Bifrost is OpenAI-compatible.
If your code works with OpenAI, it works with Bifrost.
Supports LangChain, LlamaIndex, LiteLLM SDK, and more.
The Production Rollout
Week 1: 10% traffic
No issues
Latency down 60%
Week 2: 50% traffic
Still stable
Costs already dropping
Week 3: 100% migration
Shut down 2 of 3 LiteLLM instances
Performance better than ever
Three Months Later, Zero downtime incidents
Handling 800+ RPS during peaks
Monthly cost: $60 vs $450
No manual restarts
When to Use Each
Use LiteLLM if:
- You’re prototyping
- Traffic is < 100 RPS
- You need deep Python ecosystem integration
- You’re okay with manual scaling and monitoring
Use Bifrost if:
- You’re running production workloads
- Traffic > 200 RPS (or will be soon)
- You care about P99 latency
- You want predictable costs
- You’re tired of restarting your gateway
Try Bifrost; Open source (MIT). Run it locally in 30 seconds:
git clone https://github.com/maximhq/bifrost
cd bifrost
docker compose up
Visit http://localhost:8080, add your API keys, and point your app at Bifrost.
Benchmark It Yourself
cd bifrost/benchmarks
./benchmark -provider bifrost -rate 500 -duration 60
Compare with your current setup.
The Bottom Line
LiteLLM breaking at ~300 RPS wasn’t a bug.
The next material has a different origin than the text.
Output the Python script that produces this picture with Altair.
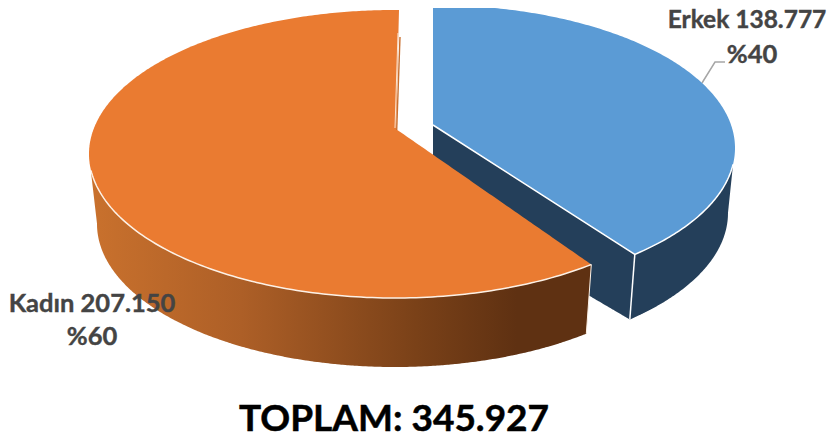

It was Python hitting its architectural limits.
We needed production-grade infrastructure.
So we built it — in Go — and open sourced it.
If you’re hitting scale issues with your LLM gateway, you’re not alone.
We hit them too.
Bifrost solved them. Might solve yours.
Benchmarks: https://docs.getbifrost.ai/benchmarking/getting-started
Docs: https://docs.getbifrost.ai
Repo: https://github.com/maximhq/bifrost
Built by the team at Maxim AI. We also build evaluation and observability tools for production AI systems.
Top comments (1)
This makes absolutely no sense, if it's a python issue, adding more pods with a load balancer will absolutely solve the issue regardless if the language is the bottleneck. GIL is only important on the python process running.
I'm not a huge fan of python in general, but each new instance added is basically separate from the others. The only bottlenecks you'll see when adding more pods and seeing similar performance would be external resources, such as postgres or mlflow related services. At that point it would be an external bottleneck issue.
We're able to scale up litellm with the proper external resources well beyond 300 rps, very cheaply.